-- start --
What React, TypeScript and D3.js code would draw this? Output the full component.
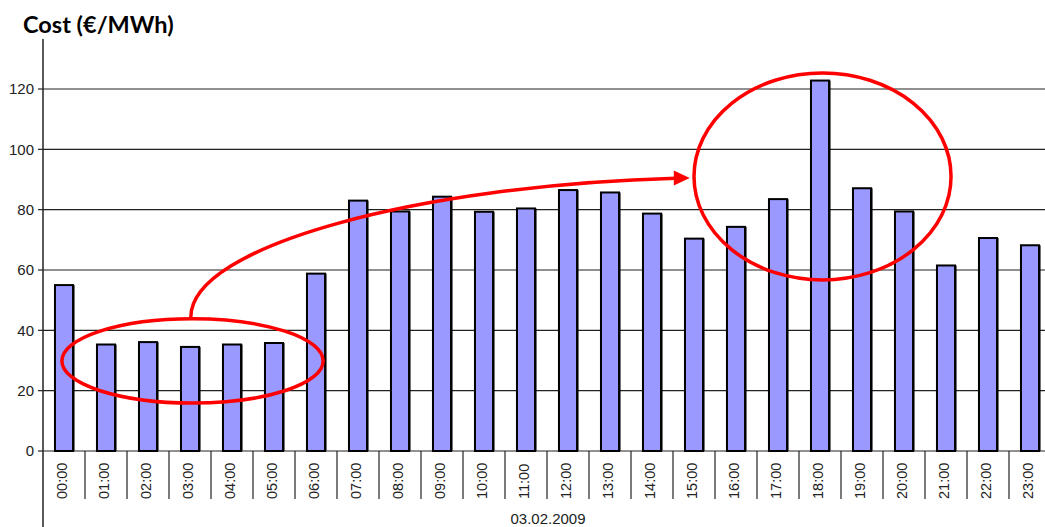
import React from "react";
import * as d3 from "d3";

const hours = [
  "00:00", "01:00", "02:00", "03:00", "04:00", "05:00", "06:00", "07:00",
  "08:00", "09:00", "10:00", "11:00", "12:00", "13:00", "14:00", "15:00",
  "16:00", "17:00", "18:00", "19:00", "20:00", "21:00", "22:00", "23:00",
];
const cost = [
  55.0, 35.3, 36.1, 34.5, 35.3, 35.8, 58.8, 83.0, 79.4, 84.3, 79.3, 80.4,
  86.5, 85.7, 78.7, 70.4, 74.3, 83.5, 122.8, 87.1, 79.4, 61.5, 70.6, 68.2,
];
const yTicks = [0, 20, 40, 60, 80, 100, 120];
const title = "Cost (€/MWh)";
const dateLabel = "03.02.2009";

// annotation shapes, in category-index / value units
const lowEllipse = { x0: 0.45, x1: 6.67, v0: 15.9, v1: 43.8 };
const peakEllipse = { x0: 15.5, x1: 21.62, v0: 56.7, v1: 125.3 };
const arrowPts = [
  [3.52, 44.4],
  [3.52, 68.2],
  [9.0, 88.1],
  [15.07, 90.4],
];
const arrowTip = [15.4, 90.5];

const W = 1045;
const H = 527;
const left = 43;
const right = 1051;
const zeroY = 451;
const topY = 89;

const App = () => {
  const x = d3.scaleBand().domain(hours).range([left, right]).paddingInner(0.57).paddingOuter(0.285);
  const xi = d3.scaleLinear().domain([0, 24]).range([left, right]);
  const y = d3.scaleLinear().domain([0, 120]).range([zeroY, topY]);

  const ell = (e: typeof lowEllipse) => ({
    cx: (xi(e.x0) + xi(e.x1)) / 2,
    cy: (y(e.v0) + y(e.v1)) / 2,
    rx: Math.abs(xi(e.x1) - xi(e.x0)) / 2,
    ry: Math.abs(y(e.v0) - y(e.v1)) / 2,
  });
  const e1 = ell(lowEllipse);
  const e2 = ell(peakEllipse);

  const p = d3.path();
  const pts = arrowPts.map(([a, b]) => [xi(a), y(b)]);
  p.moveTo(pts[0][0], pts[0][1]);
  p.bezierCurveTo(pts[1][0], pts[1][1], pts[2][0], pts[2][1], pts[3][0], pts[3][1]);
  const tx = xi(arrowTip[0]);
  const ty = y(arrowTip[1]);
  const head = `M${tx},${ty} L${tx - 16},${ty - 7.5} L${tx - 16},${ty + 7.5} Z`;

  const tickFont = "'Liberation Sans', Arial, sans-serif";

  return (
    <svg width={W} height={H} style={{ position: "absolute", left: 0, top: 0, background: "#fff" }}>
      <rect width={W} height={H} fill="#fff" />
      <text x={23} y={33} fontFamily="Lato, 'Open Sans', sans-serif" fontWeight={700} fontSize={23.5} fill="#000">
        {title}
      </text>

      {/* gridlines */}
      {yTicks.map((t) => (
        <g key={t}>
          <line x1={left} x2={W} y1={y(t)} y2={y(t)} stroke="#222" strokeWidth={1.2} />
          <line x1={left - 5} x2={left} y1={y(t)} y2={y(t)} stroke="#222" strokeWidth={1.2} />
          <text x={34} y={y(t)} dy="0.36em" textAnchor="end" fontFamily={tickFont} fontSize={15} fill="#222">
            {t}
          </text>
        </g>
      ))}

      {/* y axis */}
      <line x1={left} x2={left} y1={39} y2={H} stroke="#222" strokeWidth={1.5} />

      {/* category separators */}
      {hours.map((h, i) => (
        <line key={h} x1={xi(i + 1)} x2={xi(i + 1)} y1={zeroY} y2={499} stroke="#222" strokeWidth={1.2} />
      ))}

      {/* bars */}
      {hours.map((h, i) => {
        const bx = x(h)!;
        const by = y(cost[i]);
        const bw = x.bandwidth();
        return (
          <g key={h}>
            <rect x={bx + 1.5} y={by} width={bw} height={zeroY - by} fill="#000" />
            <rect x={bx} y={by} width={bw} height={zeroY - by} fill="#9999ff" stroke="#000" strokeWidth={2} />
          </g>
        );
      })}

      {/* x labels */}
      {hours.map((h) => {
        const cx = x(h)! + x.bandwidth() / 2 - 2;
        return (
          <text
            key={h}
            transform={`translate(${cx},499) rotate(-90)`}
            dy="0.36em"
            textAnchor="start"
            fontFamily={tickFont}
            fontSize={14.5}
            fill="#222"
          >
            {h}
          </text>
        );
      })}

      <text x={xi(12) + 1} y={524} textAnchor="middle" fontFamily={tickFont} fontSize={15} fill="#222">
        {dateLabel}
      </text>

      {/* annotations */}
      <ellipse cx={e1.cx} cy={e1.cy} rx={e1.rx} ry={e1.ry} fill="none" stroke="#ff0000" strokeWidth={3.5} />
      <ellipse cx={e2.cx} cy={e2.cy} rx={e2.rx} ry={e2.ry} fill="none" stroke="#ff0000" strokeWidth={3.5} />
      <path d={p.toString()} fill="none" stroke="#ff0000" strokeWidth={3.5} />
      <path d={head} fill="#ff0000" />
    </svg>
  );
};

export default App;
-- end --
- _Set exercise_: Leave out the pictures, then repeat the listing above exactly from its first line to the line with "import * as", inclusive.

- _Response_:
What React, TypeScript and D3.js code would draw this? Output the full component.
import React from "react";
import * as d3 from "d3";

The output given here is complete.